Rails Fan Boys Missed The Point post
I'm sure I'm not the only person who has been talking about this, but the response to Derek Sivers talking about how he switched back to PHP after 2 years of trying to rewrite CD Baby using Rails has been so predicatably idiotic. He even hired a Rails expert to help him out. Not what I would've done, but whatever. So, he had the courage at some point to pull the plug on it and got down to work rewriting his app in PHP. 2 months and 10K lines of code later, he was done. 2 years vs. 2 months.
Now, other people have done a much better job of deconstructing the childish, immature responses that basically seem to imply that Mr. Sivers' is an idiot (which he clearly is not) and that Rails is perfect and that he must be doing something wrong. But that's not what I'm here to discuss today. His experience is not atypical in the software industry. Many have been seduced by the promise of a new tool and have failed to anticipate that some of the same problems they were hoping to fix were going to show up no matter how hard they tried. And woe unto anyone who chooses to criticize that technology, as they will be flamed mercilessly for not accepting that the new is better than the old.
Anyway, the guy I feel bad for is the Rails expert Mr. Sivers' hired. He was being asked to shoehorn an existing application into not only a new language but probably a new paradigm. Was the old CD Baby a prime candidate for a rework using a framework that relies heavily upon convention over configuration in order to gain development time? Legacy apps are very hard to rewrite when you didn't create the original. Sure, Mr. Sivers was helping the Rails guy out but there was no way he (the Rails guy) could get this done. Mr. Sivers just knew way too much about all the hackery that inevitably creeps into an app to get it to work and no amount of time could get that info out of his head and into a form that Rails Guy could use.
Of *course* Mr. Sivers could rewrite this thing in 2 months. He knew all the intimate details. How could he *not* succeed? He had thrown away 2 years worth of work but was able to get it done in 2 months by himself. All he really had to do was go back and recognize the mistakes he had made and what was the simplest way to implement the functionality he had already written before. But here's the kicker: he knew how do it better BECAUSE of what he learned while doing Rails.

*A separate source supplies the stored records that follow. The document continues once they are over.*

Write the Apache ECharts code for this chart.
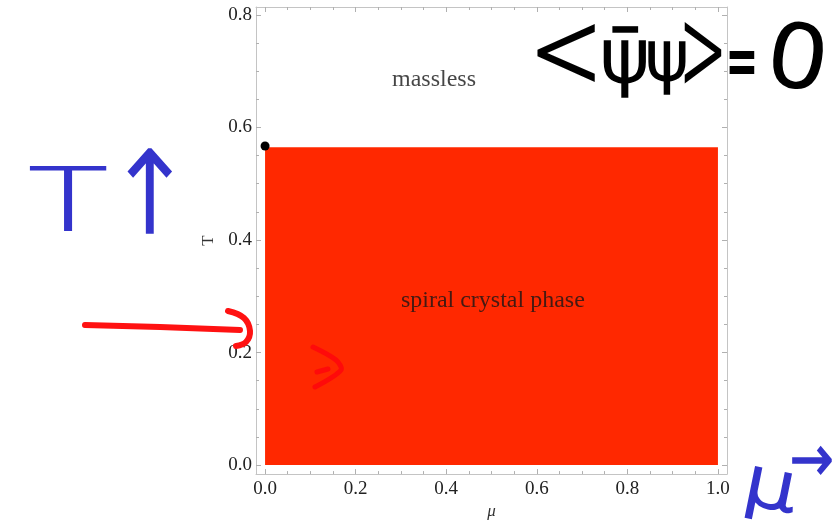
<!DOCTYPE html>
<html>
<head>
<meta charset="utf-8">
<script src="https://cdn.jsdelivr.net/npm/echarts@6/dist/echarts.min.js"></script>
<style>
html,body{margin:0;padding:0;background:#fff;}
#chart{width:834px;height:525px;}
</style>
</head>
<body>
<div id="chart"></div>
<script>
// ---- data ----
const muTicks = [0, 0.2, 0.4, 0.6, 0.8, 1.0];
const muMinorTicks = [0.05,0.1,0.15,0.25,0.3,0.35,0.45,0.5,0.55,0.65,0.7,0.75,0.85,0.9,0.95];
const tTicks = [0, 0.2, 0.4, 0.6, 0.8];
const tMinorTicks = [0.05,0.1,0.15,0.25,0.3,0.35,0.45,0.5,0.55,0.65,0.7,0.75];
// phase region: [muStart, muEnd, Tbottom, Ttop]
const phaseMuStart = [0];
const phaseMuEnd = [1.0];
const phaseTBottom = [0];
const phaseTTop = [0.565];
// critical point
const pointMu = [0];
const pointT = [0.567];
// region labels
const regionNames = ['massless', 'spiral crystal phase'];
const regionMu = [0.373, 0.503];
const regionT = [0.684, 0.292];

const frameColor = '#c4c4c4';
const tickColor = '#b0b0b0';
const serif = '"Liberation Serif", "DejaVu Serif", serif';

function xAxisDef(pos, ticks, len, withLabels, withLine) {
  return {
    type: 'value', position: pos, min: -0.02, max: 1.02,
    axisLine: {show: withLine, onZero: false, lineStyle: {color: frameColor, width: 1}},
    axisTick: {show: true, inside: true, length: len, customValues: ticks, lineStyle: {color: tickColor}},
    axisLabel: withLabels ? {show: true, customValues: ticks, margin: 5, color: '#222',
      fontFamily: serif, fontSize: 19, formatter: v => v.toFixed(1)} : {show: false},
    splitLine: {show: false}
  };
}
function yAxisDef(pos, ticks, len, withLabels, withLine) {
  return {
    type: 'value', position: pos, min: -0.016, max: 0.814,
    axisLine: {show: withLine, onZero: false, lineStyle: {color: frameColor, width: 1}},
    axisTick: {show: true, inside: true, length: len, customValues: ticks, lineStyle: {color: tickColor}},
    axisLabel: withLabels ? {show: true, customValues: ticks, margin: 4, color: '#222',
      fontFamily: serif, fontSize: 19, formatter: v => v.toFixed(1)} : {show: false},
    splitLine: {show: false}
  };
}

const xAxes = [
  xAxisDef('bottom', muTicks, 5, true, true),
  xAxisDef('top', muTicks, 5, false, true),
  xAxisDef('bottom', muMinorTicks, 3, false, false),
  xAxisDef('top', muMinorTicks, 3, false, false)
];
Object.assign(xAxes[0], {name: 'μ', nameLocation: 'middle', nameGap: 27,
  nameTextStyle: {fontFamily: serif, fontStyle: 'italic', fontSize: 17, color: '#333'}});
const yAxes = [
  yAxisDef('left', tTicks, 5, true, true),
  yAxisDef('right', tTicks, 5, false, true),
  yAxisDef('left', tMinorTicks, 3, false, false),
  yAxisDef('right', tMinorTicks, 3, false, false)
];
Object.assign(yAxes[0], {name: 'T', nameLocation: 'middle', nameGap: 29, nameRotate: 90,
  nameTextStyle: {fontFamily: serif, fontSize: 17, color: '#333'}});

const phaseData = phaseMuStart.map((m, i) => [m, phaseMuEnd[i], phaseTBottom[i], phaseTTop[i]]);

const inkBlack = '#000000';
const inkBlue = '#3434cc';
const inkRed = '#ff1212';
const hand = '"DejaVu Sans ExtraLight", "DejaVu Sans", sans-serif';
function glyph(text, x, y, size, color, sx, sy, lw, rot) {
  return {
    type: 'text', x: x, y: y, scaleX: sx || 1, scaleY: sy || 1, rotation: rot || 0, z: 100,
    style: {
      text: text, fontFamily: hand, fontWeight: 200, fontSize: size,
      fill: color, stroke: color, lineWidth: lw == null ? 3 : lw, lineJoin: 'round',
      align: 'center', verticalAlign: 'middle'
    }
  };
}

const option = {
  animation: false,
  backgroundColor: '#ffffff',
  grid: {left: 256, top: 7, width: 471, height: 472, containLabel: false},
  xAxis: xAxes,
  yAxis: yAxes,
  series: [
    {
      type: 'custom', xAxisIndex: 0, yAxisIndex: 0,
      data: phaseData,
      renderItem: function (params, api) {
        const p0 = api.coord([api.value(0), api.value(3)]);
        const p1 = api.coord([api.value(1), api.value(2)]);
        return {type: 'rect', shape: {x: p0[0], y: p0[1], width: p1[0] - p0[0], height: p1[1] - p0[1]},
          style: {fill: '#ff2800'}};
      },
      z: 2
    },
    {
      type: 'scatter', xAxisIndex: 0, yAxisIndex: 0,
      data: pointMu.map((m, i) => [m, pointT[i]]),
      symbolSize: 9, itemStyle: {color: '#000', opacity: 1}, z: 5
    },
    {
      type: 'scatter', xAxisIndex: 0, yAxisIndex: 0,
      data: regionNames.map((n, i) => ({name: n, value: [regionMu[i], regionT[i]]})),
      symbolSize: 0,
      label: {show: true, position: 'inside', formatter: p => p.name, fontFamily: serif,
        fontSize: 24, color: '#161616'},
      z: 6
    }
  ],
  graphic: [
    // handwritten <ψ̄ψ>=0
    glyph('<', 566, 59, 80, inkBlack, 1.1, 1.35, 2),
    glyph('ψ̄', 625, 62, 72, inkBlack, 1.05, 1, 3.5),
    glyph('ψ', 667, 62, 66, inkBlack, 1, 1, 3.5),
    glyph('>', 703, 59, 80, inkBlack, 0.7, 1.45, 2),
    glyph('=', 742, 68, 46, inkBlack, 0.8, 2.1, 2),
    glyph('0', 797, 64, 84, inkBlack, 1.15, 1, 4, -0.15),
    // handwritten T↑
    glyph('T', 68, 207, 88, inkBlue, 1.5, 1, 1),
    glyph('↑', 150, 203, 100, inkBlue, 1, 1.12, 3),
    // handwritten μ→
    glyph('μ', 770, 490, 66, inkBlue, 1.25, 1, 3, -0.2),
    glyph('→', 812, 463, 50, inkBlue, 1, 1.2, 3),
    // red arrow
    {type: 'polyline', z: 100, shape: {points: [[85, 325], [160, 327], [240, 330]]},
      style: {stroke: inkRed, lineWidth: 6, lineCap: 'round', fill: null}},
    {type: 'polyline', z: 100, shape: {points: [[228, 311], [244, 318], [250, 331], [246, 342], [236, 346]], smooth: 0.4},
      style: {stroke: inkRed, lineWidth: 6, lineCap: 'round', lineJoin: 'round', fill: null}},
    // small red mark inside
    {type: 'polyline', z: 100, shape: {points: [[313, 347], [336, 360], [341, 370], [315, 387]], smooth: 0.3},
      style: {stroke: '#ff0a0a', lineWidth: 5, lineCap: 'round', lineJoin: 'round', fill: null}},
    {type: 'polyline', z: 100, shape: {points: [[317, 372], [328, 369]]},
      style: {stroke: '#ff0a0a', lineWidth: 5, lineCap: 'round', fill: null}}
  ]
};

const chart = echarts.init(document.getElementById('chart'), null, {renderer: 'canvas'});
chart.setOption(option);
</script>
</body>
</html>
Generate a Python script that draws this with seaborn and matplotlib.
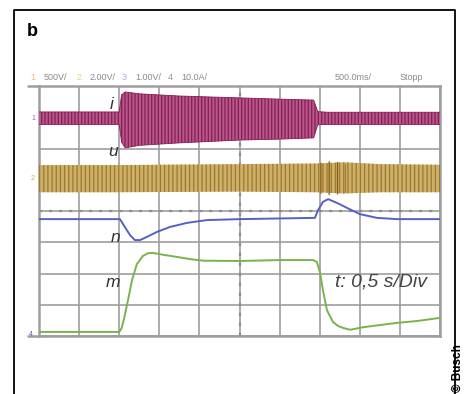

As I told my friend Kevin, the end result of all my talks on "What can PHP learn from Ruby on Rails" was me being able to stand up and say "there is nothing I can't build in PHP that I can build in Rails, but thanks for showing me all those best practices." That, my Rails fan boys, is the real lesson to be learned. Keep all that "PHP is ugly, Ruby is beautiful" nonsense to yourself and just build something with it. I'll be humming along building PHP sites using all those cool things I learned from Rails. You want to use Rails? Great! I'll be here working on my PHP stuff, let me know when you run into an application-level problem Rails can't solve because I'm willing to bet it's been solved with PHP. Numerous times.